**Challenge:** Take every line where the string "this" appears and copy it.
─── Records provided ───
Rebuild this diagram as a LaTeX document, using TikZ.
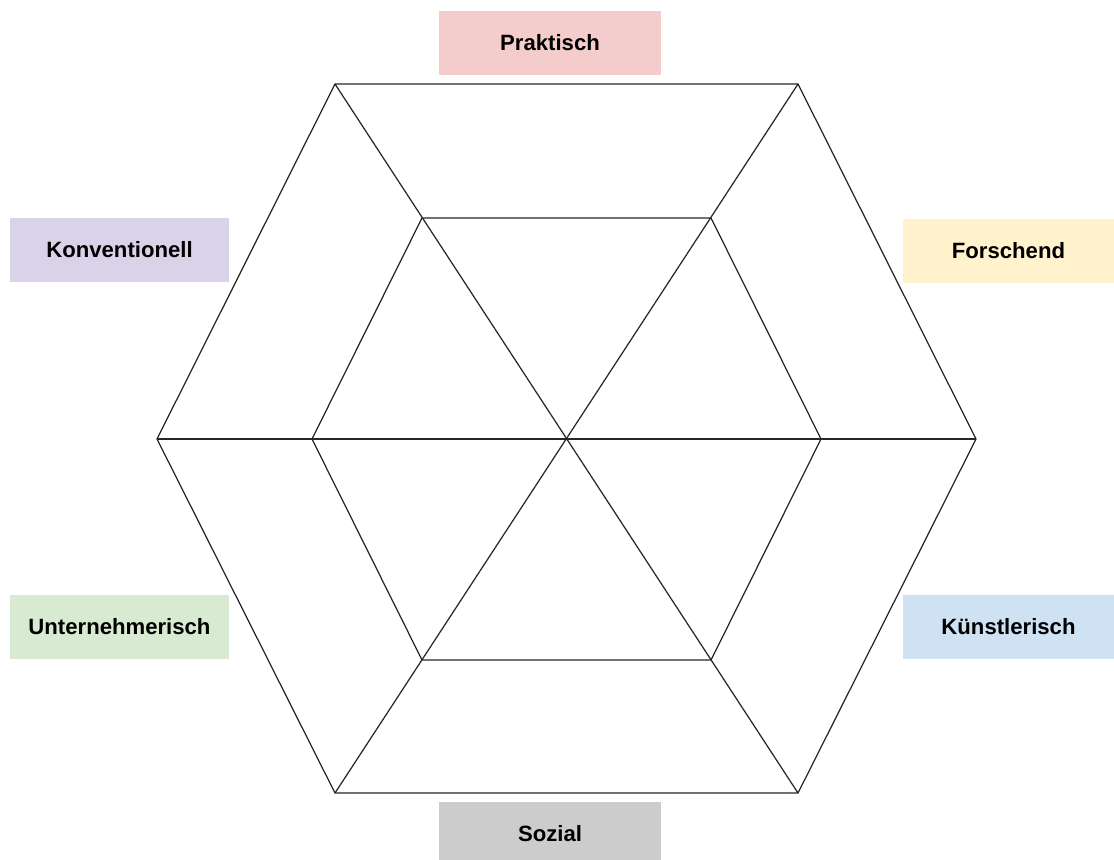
\documentclass[tikz,border=0pt]{standalone}
\usepackage{fontspec}
\setmainfont{Liberation Sans}
\definecolor{praktischred}{HTML}{F4CCCC}
\definecolor{forschendyellow}{HTML}{FFF2CC}
\definecolor{kuenstlerblue}{HTML}{CFE2F3}
\definecolor{sozialgray}{HTML}{CCCCCC}
\definecolor{unternehmergreen}{HTML}{D9EAD3}
\definecolor{konventionellviolet}{HTML}{D9D2E9}

\begin{document}
\begin{tikzpicture}[x=0.02cm,y=-0.02cm,hex line/.style={draw=black!85,line width=0.7pt,line join=miter},type box/.style={inner sep=0pt,minimum height=1.28cm,font=\fontsize{12.6}{15}\selectfont\bfseries}]
\clip (0,0) rectangle (1114,859);

\coordinate (center) at (566.5,439);

\coordinate (outerleft) at (157,439);
\coordinate (outertopleft) at (335,84);
\coordinate (outertopright) at (798,84);
\coordinate (outerright) at (976,439);
\coordinate (outerbottomright) at (798,793);
\coordinate (outerbottomleft) at (335,793);

\coordinate (innerleft) at (312,439);
\coordinate (innertopleft) at (422,218);
\coordinate (innertopright) at (711,218);
\coordinate (innerright) at (821,439);
\coordinate (innerbottomright) at (711,660);
\coordinate (innerbottomleft) at (422,660);

\draw[hex line] (outerleft) -- (outertopleft) -- (outertopright) -- (outerright) -- (outerbottomright) -- (outerbottomleft) -- cycle;
\draw[hex line] (innerleft) -- (innertopleft) -- (innertopright) -- (innerright) -- (innerbottomright) -- (innerbottomleft) -- cycle;
\draw[hex line] (outerleft) -- (outerright);
\draw[hex line] (outertopleft) -- (outerbottomright);
\draw[hex line] (outertopright) -- (outerbottomleft);

% Types
\node[type box, fill=praktischred, minimum width=4.44cm] (praktisch) at (550,43) {Praktisch};
\node[type box, fill=forschendyellow, minimum width=4.22cm] (forschend) at (1008.5,250.5) {Forschend};
\node[type box, fill=kuenstlerblue, minimum width=4.22cm] (kuenstlerisch) at (1008.5,627) {Künstlerisch};
\node[type box, fill=sozialgray, minimum width=4.44cm] (sozial) at (550,834) {Sozial};
\node[type box, fill=unternehmergreen, minimum width=4.4cm] (unternehmerisch) at (119.5,627) {Unternehmerisch};
\node[type box, fill=konventionellviolet, minimum width=4.4cm] (konventionell) at (119.5,250) {Konventionell};

\end{tikzpicture}
\end{document}
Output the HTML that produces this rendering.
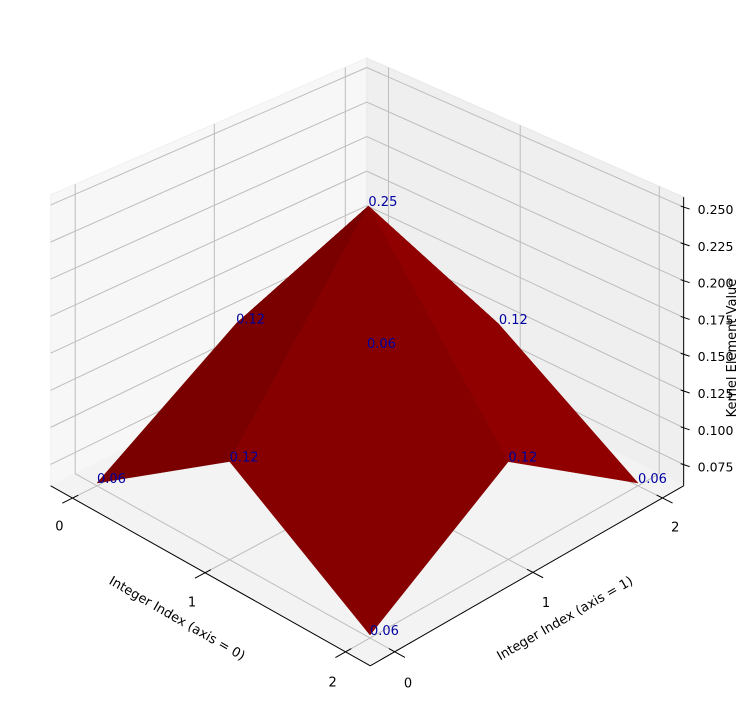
<!DOCTYPE html>
<html><head><meta charset="utf-8"><style>
html,body{margin:0;padding:0;background:#fff;}
svg{display:block;font-family:"DejaVu Sans","Liberation Sans",sans-serif;}
</style></head><body>
<svg id="chart" width="746" height="713" viewBox="0 0 746 713" xmlns="http://www.w3.org/2000/svg">
<g id="panes"></g>
<g id="grid"></g>
<g id="axes"></g>
<g id="surface"></g>
<g id="labels"></g>
</svg>
<script>
const rowIdx = [0, 1, 2];
const colIdx = [0, 1, 2];
const kernel = [
  [0.0625, 0.125, 0.0625],
  [0.125, 0.25, 0.125],
  [0.0625, 0.125, 0.0625]
];
const zTicks = [0.075, 0.100, 0.125, 0.150, 0.175, 0.200, 0.225, 0.250];
const zTickLabels = ["0.075","0.100","0.125","0.150","0.175","0.200","0.225","0.250"];
const xTickLabels = ["0","1","2"];
const yTickLabels = ["0","1","2"];

const NS = "http://www.w3.org/2000/svg";
const Z0 = 0.0625, IMIN = -0.17, IMAX = 2.17, ZMIN = 0.0606, ZMAX = 0.2568;
const P = [[97,483],[370,635],[638,483],[367,348]];
const dx1=P[1][0]-P[2][0], dx2=P[3][0]-P[2][0], dx3=P[0][0]-P[1][0]+P[2][0]-P[3][0];
const dy1=P[1][1]-P[2][1], dy2=P[3][1]-P[2][1], dy3=P[0][1]-P[1][1]+P[2][1]-P[3][1];
const den = dx1*dy2-dx2*dy1;
const g=(dx3*dy2-dx2*dy3)/den, h=(dx1*dy3-dx3*dy1)/den;
const A=P[1][0]-P[0][0]+g*P[1][0], B=P[3][0]-P[0][0]+h*P[3][0], C=P[0][0];
const D=P[1][1]-P[0][1]+g*P[1][1], E=P[3][1]-P[0][1]+h*P[3][1], F=P[0][1];
function floorPt(i,j){const u=i/2,v=j/2,w=g*u+h*v+1;return [(A*u+B*v+C)/w,(D*u+E*v+F)/w,1/w];}
const cen = floorPt(1,1);
const K = (cen[1]-206)/(0.25-Z0)/cen[2];
function proj(i,j,z){const f=floorPt(i,j);return [f[0], f[1]-(z-Z0)*K*f[2]];}

function mk(tag, attrs, parent){const e=document.createElementNS(NS,tag);for(const k in attrs)e.setAttribute(k,attrs[k]);parent.appendChild(e);return e;}
function poly(pts){return pts.map(p=>p[0].toFixed(1)+","+p[1].toFixed(1)).join(" ");}
const panes=document.getElementById("panes"), grid=document.getElementById("grid"), axes=document.getElementById("axes"), surf=document.getElementById("surface"), labs=document.getElementById("labels");

let e;
e=mk("polygon",{points:poly([proj(IMIN,IMIN,ZMIN),proj(IMIN,IMAX,ZMIN),proj(IMIN,IMAX,ZMAX),proj(IMIN,IMIN,ZMAX)]),fill:"#f7f7f7",stroke:"#f0f0f0"},panes);


e=mk("polygon",{points:poly([proj(IMIN,IMAX,ZMIN),proj(IMAX,IMAX,ZMIN),proj(IMAX,IMAX,ZMAX),proj(IMIN,IMAX,ZMAX)]),fill:"#efefef",stroke:"#e8e8e8"},panes);


e=mk("polygon",{points:poly([proj(IMIN,IMIN,ZMIN),proj(IMAX,IMIN,ZMIN),proj(IMAX,IMAX,ZMIN),proj(IMIN,IMAX,ZMIN)]),fill:"#f3f3f3",stroke:"#f3f3f3"},panes);



function gl(a,b){const l=mk("line",{x1:a[0],y1:a[1],x2:b[0],y2:b[1],stroke:"#bdbdbd","stroke-width":1},grid);

}
rowIdx.forEach(i=>{gl(proj(i,IMIN,ZMIN),proj(i,IMAX,ZMIN));gl(proj(i,IMAX,ZMIN),proj(i,IMAX,ZMAX));});
colIdx.forEach(j=>{gl(proj(IMIN,j,ZMIN),proj(IMAX,j,ZMIN));gl(proj(IMIN,j,ZMIN),proj(IMIN,j,ZMAX));});
zTicks.forEach(z=>{gl(proj(IMIN,IMIN,z),proj(IMIN,IMAX,z));gl(proj(IMIN,IMAX,z),proj(IMAX,IMAX,z));});

function al(a,b,name){const l=mk("line",{x1:a[0],y1:a[1],x2:b[0],y2:b[1],stroke:"#000","stroke-width":1},axes);

}
al(proj(IMIN,IMIN,ZMIN),proj(IMAX,IMIN,ZMIN),"x-axis-line");
al(proj(IMAX,IMIN,ZMIN),proj(IMAX,IMAX,ZMIN),"y-axis-line");
al(proj(IMAX,IMAX,ZMIN),proj(IMAX,IMAX,ZMAX),"z-axis-line");
function txt(x,y,s,extra,name){const t=mk("text",Object.assign({x:x,y:y,"font-size":13,fill:"#000"},extra||{}),axes);t.textContent=s;

return t;}
rowIdx.forEach((i,k)=>{
  al(proj(i,IMIN+0.04,ZMIN),proj(i,IMIN-0.07,ZMIN),"x-tick");
  const p=proj(i,IMIN-0.24,ZMIN);
  txt(p[0]+22,p[1]+15,xTickLabels[k],{"text-anchor":"middle"},"x-tick-label");
});
colIdx.forEach((j,k)=>{
  al(proj(IMAX-0.04,j,ZMIN),proj(IMAX+0.07,j,ZMIN),"y-tick");
  const p=proj(IMAX+0.24,j,ZMIN);
  txt(p[0]-22,p[1]+16,yTickLabels[k],{"text-anchor":"middle"},"y-tick-label");
});
zTicks.forEach((z,k)=>{
  const p=proj(IMAX,IMAX,z);
  al([p[0]-3,p[1]-1],[p[0]+6,p[1]+2],"z-tick");
  txt(p[0]+14,p[1]+7,zTickLabels[k],{"font-size":12.5},"z-tick-label");
});
txt(175,622,"Integer Index (axis = 0)",{"text-anchor":"middle",transform:"rotate(30 175 622)"},"x-axis-title");
txt(567,622,"Integer Index (axis = 1)",{"text-anchor":"middle",transform:"rotate(-30 567 622)"},"y-axis-title");
txt(736,348,"Kernel Element Value",{"text-anchor":"middle",transform:"rotate(-90 736 348)"},"z-axis-title");

const quadColors = {"0,0":"#7a0000","1,0":"#870000","0,1":"#8c0000","1,1":"#900000"};
const quads=[];
for(let a=0;a<rowIdx.length-1;a++)for(let b=0;b<colIdx.length-1;b++){
  quads.push({a,b,depth:(rowIdx[a]+0.5)-(colIdx[b]+0.5)});
}
quads.sort((x,y)=>x.depth-y.depth);
quads.forEach(qd=>{
  const {a,b}=qd;
  const pts=[proj(rowIdx[a],colIdx[b],kernel[a][b]),proj(rowIdx[a+1],colIdx[b],kernel[a+1][b]),proj(rowIdx[a+1],colIdx[b+1],kernel[a+1][b+1]),proj(rowIdx[a],colIdx[b+1],kernel[a][b+1])];
  const pg=mk("polygon",{points:poly(pts),fill:quadColors[a+","+b],stroke:quadColors[a+","+b],"stroke-width":0.5},surf);
  
  
});
function fmt(v){const x=v*100,f=Math.floor(x),d=x-f;let r;if(Math.abs(d-0.5)<1e-9)r=(f%2===0)?f:f+1;else r=Math.round(x);return (r/100).toFixed(2);}
rowIdx.forEach((i,a)=>colIdx.forEach((j,b)=>{
  const p=proj(i,j,kernel[a][b]);
  const t=mk("text",{x:p[0],y:p[1],"font-size":13,fill:"#0000a0"},labs);
  t.textContent=fmt(kernel[a][b]);
  
  
}));
</script>
</body></html>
───
**The reply:**
Rebuild this diagram as a LaTeX document, using TikZ.
Output the HTML that produces this rendering.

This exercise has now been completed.